The gallery is pleased to present Speculative Mechanics* persistent optimism, Julianne Swartz’s first solo exhibition. Julianne Swartz is known for her sculptural installations that subvert traditional social conceptions of space.
Her invasion of the six floor museum staircase for the 2004 Whitney Biennial was received to wide acclaim: “Best Sound sculpture, Site Specific Installation, and Most promising Emerging Artist: Julianne Swartz’s stairwell sound-piece uses plastic tubing to disperse various versions of ‘Somewhere Over the Rainbow’…Sound becomes water, electricity, blood.” (John Perreault, Arts Journal)
Her work gently twists the power dynamics in place by activating transitional spaces rendered invisible by their function, and entangling the viewer physically and perceptually. In ”Can You Hear Me?”, commissioned this summer by the New Museum of Contemporary Art, she built a bright yellow conduit of plastic pipe that scaled the exterior of the building that houses Sunshine Hotel, one of the last flophouses on the Bowery. This low-tech periscope-phone enabled passers-by to engage in intimate conversation with the hotel residents.
The exhibition consists of eight new works. Three sculptural installations portray a precarious technology. Un-Time Structure, suggests a huge clock or sundial but instead of telling time, morphs and dissolves it. Excavation is a spindly tube system (a fiber optic “telephone” line) that winds through the entire gallery in order to transmit a miniscule miracle.

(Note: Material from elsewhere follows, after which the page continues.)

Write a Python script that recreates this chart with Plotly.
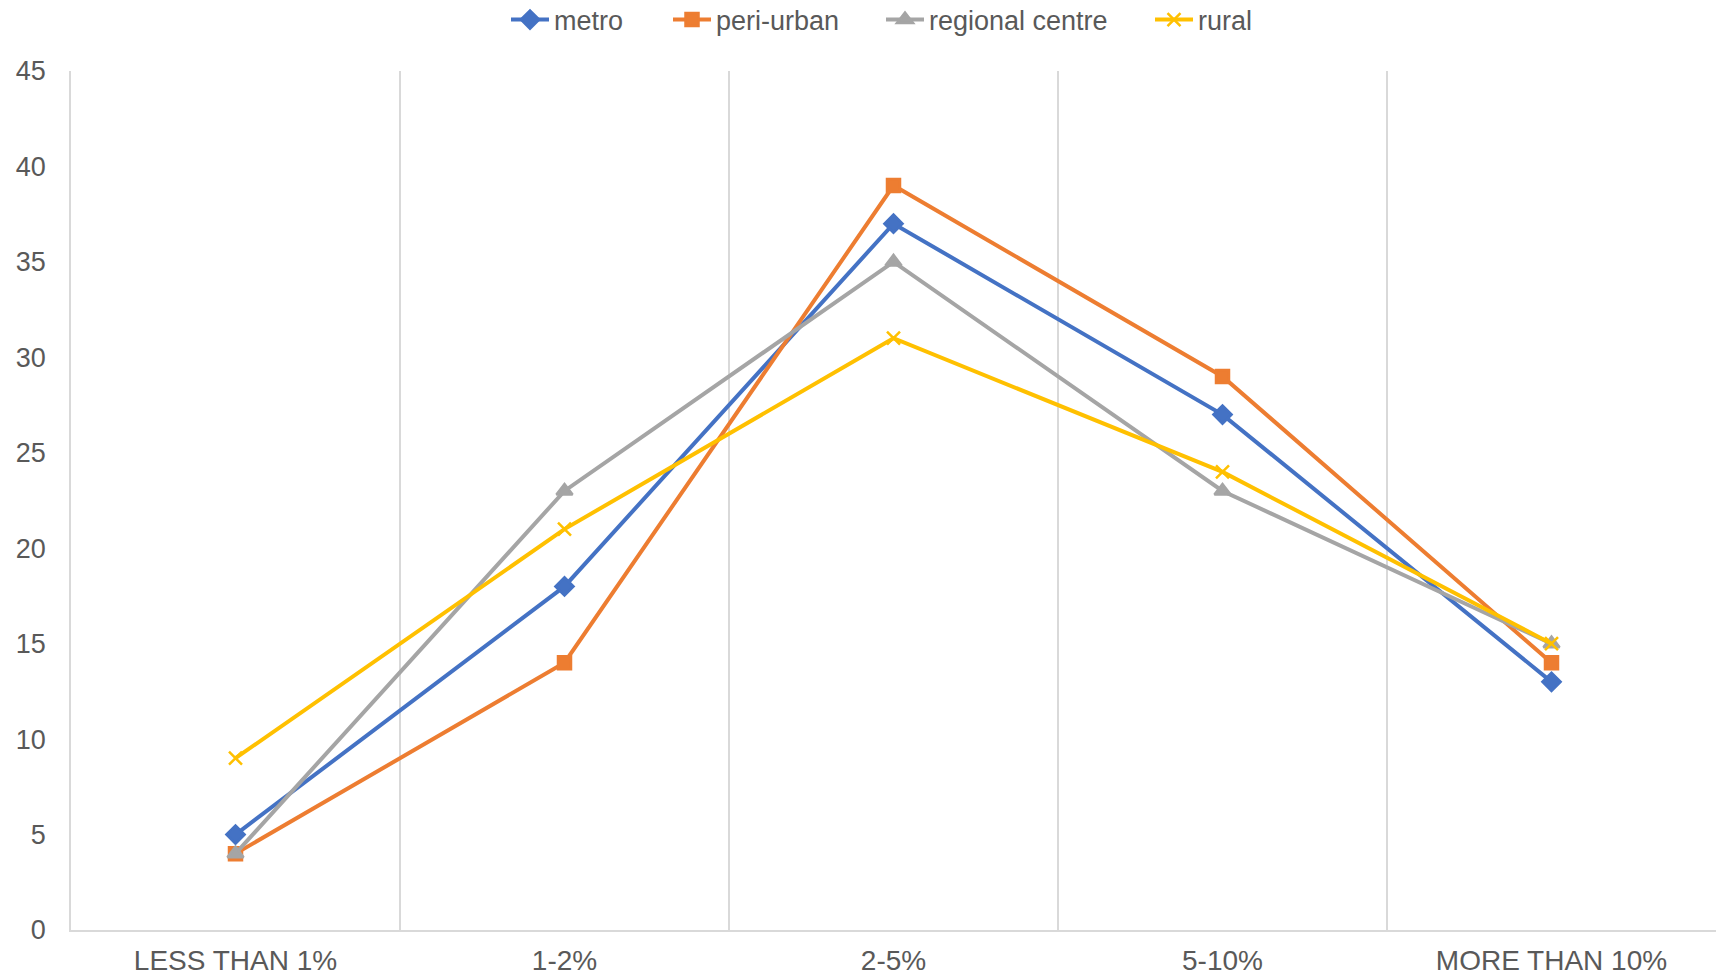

Four Hybrid Periscopes turn surveillance into introspection. Looking through a portal, falling down a rabbit hole, these optical machines project a reality that is no longer objective, impartial and firm. With ordinary materials such as mirrors, PVC piping, fiber optic cable, hardware or magnets, Julianne Swartz turns stable structures into ethereal environments.
In You Are Here, revolving convex and concave mirrors import and morph the room. The body loses a sense of gravity. The instinctive experience of receiving and processing data becomes visible and palpable. By perpetually disorienting, Swartz’s re-enacts that magical moment of discovery, when you realize a transformation has taken place. Mechanical assemblages where optical device and observer are no longer distinct entities, reveal a new form of intimacy. Technology is humanized. Her speculative machines can convert any slogan into a password and any conventional perspective into infinite view-points. Her work initiates a durable vertigo and a contagious wave of persistent optimism.
Julianne Swartz received her MFA from Bard College and currently lives and works in Brooklyn, NY. Her work has been widely exhibited throughout the United States. She is currently preparing for exhibitions at the Colby College Art Museum in Waterville, Maine, and the Angles gallery in Los Angeles, California.